The charges against Milosevic at The Hague convey the same idea – the responsibility of the commander for all the natural and probable consequences of his commands. Cooke alleged not only high treason, but ‘other High Crimes’, which he spelled out in the final paragraph: Charles Stuart he impeached as ‘a tyrant, traitor, murderer and public and implacable enemy to the Commonwealth of England’. In a nutshell, what the Solicitor–General had created was a new offence, one that could condemn most of the crowned heads of Europe at the time, and many of the dictators and undemocratic rulers who would come to power in the nations of the world in the following centuries. He had made tyranny a crime.

On Saturday 20 January – only 10 days after accepting the brief – Cooke signed the charge, the document that was to seal the King’s fate and his own. That afternoon, sixty black–gowned judges processed into the Great Hall at Westminster, for the public opening of the trial. Accompanied by 120 soldiers with long pikes, they presented a powerful tableau to thousands of citizens who crammed into the public galleries. Preceded by a clerk carrying the sword of state, Judge Bradshaw made his way to centre–stage where his crimson velvet chair had been placed, behind a desk on which a crimson cushion bore the parliamentary mace. The judges sat behind him, on benches hung with scarlet: the chair in which Charles would sit was directly in front of them.
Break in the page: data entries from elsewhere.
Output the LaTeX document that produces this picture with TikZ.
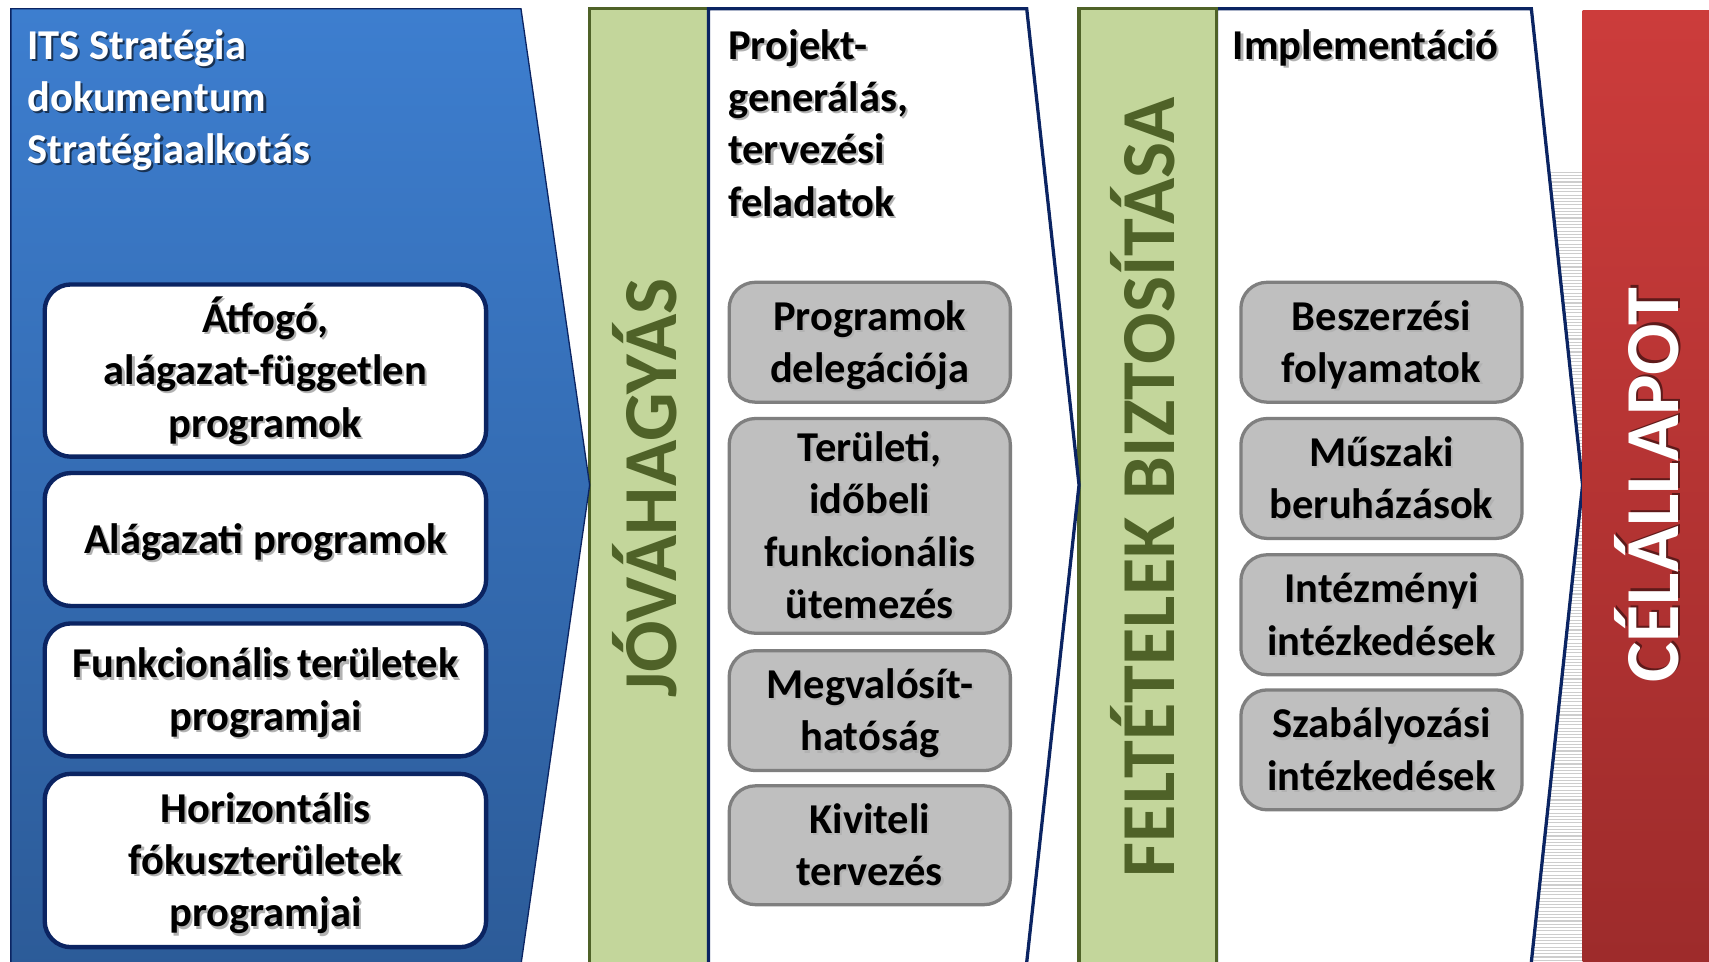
\documentclass[tikz,border=0pt]{standalone}
\usepackage{fontspec}
\setmainfont{Carlito}
\definecolor{bluetop}{HTML}{3D7ECF}
\definecolor{bluebot}{HTML}{2C5B98}
\definecolor{navy}{HTML}{0B2462}
\definecolor{olive}{HTML}{4F6228}
\definecolor{lgreen}{HTML}{C3D69B}
\definecolor{redtop}{HTML}{CC3C3B}
\definecolor{redbot}{HTML}{9D2B2B}
\definecolor{boxgray}{HTML}{BFBFBF}
\definecolor{boxedge}{HTML}{7F7F7F}
\definecolor{stripe}{HTML}{CDCDCD}
\newcommand{\boxfont}{\fontsize{39}{48}\selectfont\bfseries}
\newcommand{\vfont}{\fontsize{70}{70}\selectfont\bfseries}
\newcommand{\bsh}[1]{\leavevmode\rlap{\hspace*{2pt}\raisebox{-2pt}{\textcolor{black!30}{#1}}}#1}
\newcommand{\wsh}[1]{\leavevmode\rlap{\hspace*{2pt}\raisebox{-2pt}{\textcolor{black!45!bluebot}{#1}}}#1}
\newcommand{\rsh}[1]{\leavevmode\rlap{\hspace*{2pt}\raisebox{-2pt}{\textcolor{black!40!redbot}{#1}}}#1}
\newcommand{\tst}{\rule{0pt}{38pt}}
\newcommand{\bst}{\rule[-12pt]{0pt}{12pt}}
\tikzset{
  bluebox/.style={draw=navy, line width=4, fill=white, rounded corners=24,
    minimum width=405, align=center, font=\boxfont, inner sep=0},
  graybox/.style={draw=boxedge, line width=3, fill=boxgray, rounded corners=24,
    minimum width=258, align=center, font=\boxfont, inner sep=0},
  vtext/.style={rotate=90, anchor=base, font=\vfont, inner sep=0},
  ttl/.style={anchor=north west, align=left, inner sep=0, font=\boxfont},
  chev/.style={fill=white, draw=navy, line width=3},
  gbar/.style={fill=lgreen, draw=olive, line width=3}
}
\begin{document}
\begin{tikzpicture}[x=1pt,y=-1pt]
\useasboundingbox (0,0) rectangle (1568,882);
% stripes (shadow of the red bar)
\foreach \yy in {158,161,...,882} {
  \draw[stripe, line width=1] (1400,\yy) -- (1452,\yy);
}
% second chevron and bar
\draw[chev] (1116,8) -- (1405,8) -- (1452,445) -- (1404,892) -- (1116,892) -- cycle;
\draw[gbar] (990,8) rectangle (1116,892);
% first bar and chevron
\draw[gbar] (541,8) rectangle (650,892);
\draw[chev] (650,8) -- (942,8) -- (990,445) -- (941,892) -- (650,892) -- cycle;
% blue chevron
\draw[top color=bluetop, bottom color=bluebot, draw=navy, line width=1.2]
  (10,8) -- (478,8) -- (541,445) -- (477,892) -- (10,892) -- cycle;
% red target bar
\shade[top color=redtop, bottom color=redbot] (1452,10) rectangle (1570,892);

% titles
\node[ttl, text=white] (its) at (25,24) {\rule{0pt}{30pt}\wsh{ITS Stratégia}\\\wsh{dokumentum}\\\wsh{Stratégiaalkotás}};
\node[ttl, text=black] (proj) at (668,24) {\rule{0pt}{30pt}\bsh{Projekt-}\\\bsh{generálás,}\\\bsh{tervezési}\\\bsh{feladatok}};
\node[ttl, text=black] (impl) at (1131,24) {\rule{0pt}{30pt}\bsh{Implementáció}};

% blue column boxes
\node[bluebox, minimum height=158] (b1) at (243.5,340) {\tst\bsh{Átfogó,}\\\bsh{alágazat-független}\\\bsh{programok}\bst};
\node[bluebox, minimum height=122] (b2) at (243.5,495) {\tst\bsh{Alágazati programok}\bst};
\node[bluebox, minimum height=122] (b3) at (243.5,633) {\tst\bsh{Funkcionális\hspace{-2pt} területek}\\\bsh{programjai}\bst};
\node[bluebox, minimum height=159] (b4) at (243.5,789.5) {\tst\bsh{Horizontális}\\\bsh{fókuszterületek}\\\bsh{programjai}\bst};

% planning boxes
\node[graybox, minimum height=110] (p1) at (798,314) {\tst\bsh{Programok}\\\bsh{delegációja}\bst};
\node[graybox, minimum height=197] (p2) at (798,482.5) {\tst\bsh{Területi,}\\\bsh{időbeli}\\\bsh{funkcionális}\\\bsh{ütemezés}\bst};
\node[graybox, minimum height=110] (p3) at (798,652) {\tst\bsh{Megvalósít-}\\\bsh{hatóság}\bst};
\node[graybox, minimum height=109] (p4) at (798,775.5) {\tst\bsh{Kiviteli}\\\bsh{tervezés}\bst};

% implementation boxes
\node[graybox, minimum height=110] (i1) at (1267.5,314) {\tst\bsh{Beszerzési}\\\bsh{folyamatok}\bst};
\node[graybox, minimum height=110] (i2) at (1267.5,439) {\tst\bsh{Műszaki}\\\bsh{beruházások}\bst};
\node[graybox, minimum height=110] (i3) at (1267.5,564) {\tst\bsh{Intézményi}\\\bsh{intézkedések}\bst};
\node[graybox, minimum height=110] (i4) at (1267.5,688) {\tst\bsh{Szabályozási}\\\bsh{intézkedések}\bst};

% vertical labels
\node[vtext, text=olive] (jova) at (621,448) {JÓVÁHAGYÁS};
\node[vtext, text=olive] (felt) at (1078,447) {FELTÉTELEK BIZTOSÍTÁSA};
\node[vtext, text=white] (cel) at (1540,445) {\rsh{CÉLÁLLAPOT}};
\end{tikzpicture}
\end{document}
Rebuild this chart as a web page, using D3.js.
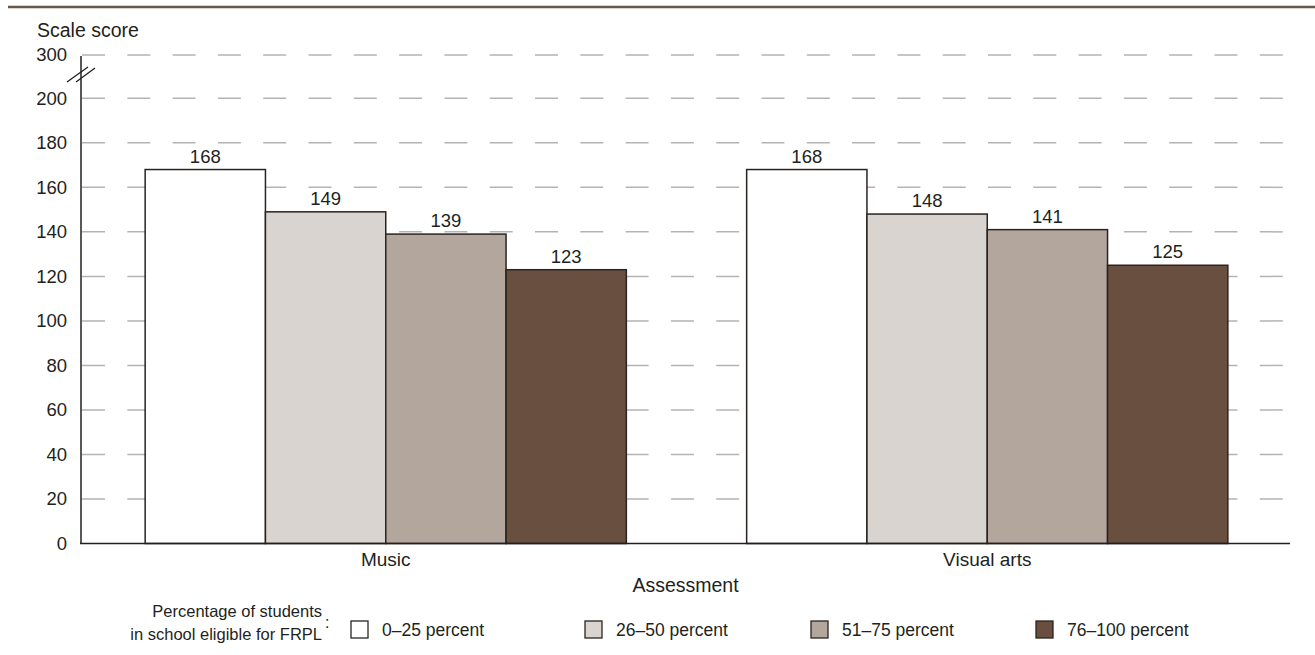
<!DOCTYPE html>
<html><head><meta charset="utf-8">
<script src="https://cdn.jsdelivr.net/npm/d3@7"></script>
<style>
body{margin:0;background:#fff}
text{font-family:"Liberation Sans",Arial,sans-serif;fill:#231f20}
</style>
</head><body>
<svg id="c" width="1315" height="655"></svg>
<script>
// ---- data ----
const categories = ["Music", "Visual arts"];
const seriesNames = ["0–25 percent", "26–50 percent", "51–75 percent", "76–100 percent"];
const values0to25 = [168, 168];
const values26to50 = [149, 148];
const values51to75 = [139, 141];
const values76to100 = [123, 125];
const yTicks = [0, 20, 40, 60, 80, 100, 120, 140, 160, 180, 200, 300];
const seriesColors = ["#ffffff", "#d9d4cf", "#b3a69d", "#684f40"];

const seriesValues = [values0to25, values26to50, values51to75, values76to100];
const rows = categories.map((c, i) => ({
  category: c,
  bars: seriesNames.map((s, j) => ({ series: s, value: seriesValues[j][i], color: seriesColors[j] }))
}));

const svg = d3.select("#c");
const left = 81, right = 1290;
const FONT = '"Liberation Sans",Arial,sans-serif';

// scales (broken axis: 200 -> 300 compressed)
const y = d3.scaleLinear().domain([0, 200, 300]).range([543.5, 98.3, 55]);
const x0 = d3.scaleBand().domain(categories).range([85, 1288]).paddingInner(0.2).paddingOuter(0.1);
const x1 = d3.scaleBand().domain(seriesNames).range([0, x0.bandwidth()]);

// top rule
svg.append("line").attr("x1", 8).attr("x2", 1315).attr("y1", 7).attr("y2", 7)
  .attr("stroke", "#6a5646").attr("stroke-width", 2.5);

// title
svg.append("text").attr("x", 37).attr("y", 37).style("font-size", "19.5px").text("Scale score");

// gridlines
svg.append("g").selectAll("line").data(yTicks.filter(d => d > 0)).join("line")
  .attr("x1", left + 1).attr("x2", 1284)
  .attr("y1", d => y(d)).attr("y2", d => y(d))
  .attr("stroke", "#b4b4b4").attr("stroke-width", 1.5)
  .attr("stroke-dasharray", "23,22.3");

// y axis via d3.axisLeft
const yAxis = d3.axisLeft(y).tickValues(yTicks).tickSize(0).tickPadding(14);
const gy = svg.append("g").attr("transform", `translate(${left},0)`).call(yAxis);
gy.select(".domain").remove();
gy.selectAll("text").style("font-size", "18.5px").style("font-family", FONT).attr("fill", "#231f20");

// bars
const groups = svg.append("g").selectAll("g").data(rows).join("g")
  .attr("transform", d => `translate(${x0(d.category)},0)`);
groups.selectAll("rect").data(d => d.bars).join("rect")
  .attr("x", d => x1(d.series))
  .attr("y", d => y(d.value))
  .attr("width", x1.bandwidth())
  .attr("height", d => y(0) - y(d.value))
  .attr("fill", d => d.color)
  .attr("stroke", "#2a2420").attr("stroke-width", 1.5);
groups.selectAll("text").data(d => d.bars).join("text")
  .attr("x", d => x1(d.series) + x1.bandwidth() / 2)
  .attr("y", d => y(d.value) - 7)
  .attr("text-anchor", "middle").style("font-size", "18.5px")
  .text(d => d.value);

// axis lines
svg.append("line").attr("x1", left).attr("x2", left).attr("y1", y(300) + 1).attr("y2", y(0))
  .attr("stroke", "#231f20").attr("stroke-width", 1.5);
svg.append("line").attr("x1", left - 1).attr("x2", right).attr("y1", y(0)).attr("y2", y(0))
  .attr("stroke", "#231f20").attr("stroke-width", 1.5);

// break marks
const brk = svg.append("g").attr("stroke", "#231f20").attr("stroke-width", 1.3);
brk.append("line").attr("x1", 67).attr("y1", 82).attr("x2", 88).attr("y2", 67);
brk.append("line").attr("x1", 76).attr("y1", 82).attr("x2", 95).attr("y2", 68);

// x axis labels
const xAxis = d3.axisBottom(x0).tickSize(0).tickPadding(9);
const gx = svg.append("g").attr("transform", `translate(0,${y(0)})`).call(xAxis);
gx.select(".domain").remove();
gx.selectAll("text").style("font-size", "19px").style("font-family", FONT).attr("fill", "#231f20");

svg.append("text").attr("x", (left + right) / 2).attr("y", 592).attr("text-anchor", "middle")
  .style("font-size", "19.5px").text("Assessment");

// legend
svg.append("text").attr("x", 322).attr("y", 617).attr("text-anchor", "end").style("font-size", "16.5px").text("Percentage of students");
svg.append("text").attr("x", 322).attr("y", 640).attr("text-anchor", "end").style("font-size", "16.5px").text("in school eligible for FRPL");
svg.append("text").attr("x", 325).attr("y", 628).style("font-size", "16px").text(":");

const legendX = [351, 585, 811, 1036];
const lg = svg.append("g").selectAll("g").data(seriesNames).join("g")
  .attr("transform", (d, i) => `translate(${legendX[i]},621)`);
lg.append("rect").attr("width", 17).attr("height", 17)
  .attr("fill", (d, i) => seriesColors[i]).attr("stroke", "#2a2420").attr("stroke-width", 1.3);
lg.append("text").attr("x", 31).attr("y", 15).style("font-size", "17.5px").text(d => d);
</script>
</body></html>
The prosecutor – John Cooke – stood immediately to the right of the King’s chair. The proceedings began with the deep–voiced ushers shouting the traditional ‘Oyez’ still heard at the opening of every English criminal court:

Oyez, oyez, oyez. All manner of persons who have any business in this Court, draw near and give your attendance.

The assembly waited to see a sight that had no parallel: the bringing of a king to a place of public justice. There were some – the soldiers in particular – whose thoughts were of retribution against the man they held responsible for the blood of fallen comrades, but most of the crowd would have had in mind the set of traditional beliefs about the monarch’s ‘divine majesty’. When Charles did enter, it was with a certain dignity. The sergeant–at–arms, mace held aloft, escorted him towards his centre–stage seat. He was not in chains, not under obvious restraint: the halberdiers who followed him might have been his own retinue. This was no ordinary prisoner, as his behaviour immediately showed: resting upon his familiar silver–tipped cane, he looked with unblinking sternness at the judges, displaying his contempt for the court by refusing to remove his hat. He was, for those few moments, still a king in command.

‘Charles Stuart, King of England …’ Judge Bradshawe’s words were respectful, his tone measured and polite: ‘the Commons of England have constituted this High Court of Justice before which you are now brought, and you are to hear your charge, after which the Court will proceed.

This was John Cooke’s cue. He brandished the parchment upon which the charge had been written – the charge that he had signed as Solicitor–General for the Commonwealth. ‘My Lord President,’ he began – at which point he felt a sharp tap on his shoulder. The King had hit the prosecutor with his cane, a walking staff with an ornate silver tip. ‘Hold,’ Charles commanded, and rose to speak, poking the low–bred lawyer again with his cane to emphasise his command to give way.

If Cooke had yielded, the entire enterprise would have faltered. But the barrister ignored the King, and continued to address the court: ‘My Lord President,’ he went on, ‘according to an order of this High court directed to me for that purpose …’ At this point, he suffered a third blow from the cane, a palpable hit, hard enough to dislodge its silver tip, which rolled down the counsel’s gown and clattered to the floor between the two men. Their eyes met, and the King nodded for Cooke to bend and pick it up. But the barrister did not blink, much less stoop. Ignoring the little man beside him at the bar rail he continued, coldly and precisely:

‘I do, in the name and on behalf of the people of England, exhibit and bring into this Court a charge of high treason and other high crimes whereof I do accuse Charles Stuart, King of England, here present.’

Under Cooke’s wounding words, the King seemed to shrink, into a small cranky prisoner with dirty hair. In that character, slowly and painfully, under the astonished gaze of his people, the King stooped to pick up the silver tip from the floor at Cooke’s feet. There were gasps: Cooke paused for the significance of the moment to sink in before handing the indictment to the court clerk, Andrew Broughton, for its formal reading.

The symbolism of this incident was plain to all. The King, the divine majesty, had bowed, powerless before the majesty of human law. In an age when everyone was on the look–out for signs and portents, this was taken as the direst of signals. The King told his friends that he believed it a bad omen, and the news–sheets reported how Charles had been forced to stoop to retrieve the silver tip: ‘This it is conceived will be very ominous.’ Few had really thought this unprecedented public spectacle would be taken seriously, but Cooke’s resolve at its outset transformed expectations. It now had the appearance of a real trial in which the monarch would have no special favours. ‘Be ye ever so high, the law is above you’ had been an empty aphorism for those who had tried to bring the Stuart kings to the bar or the battlefield: this defining historical moment gave it meaning. It was the moment for which John Cooke would never be forgiven.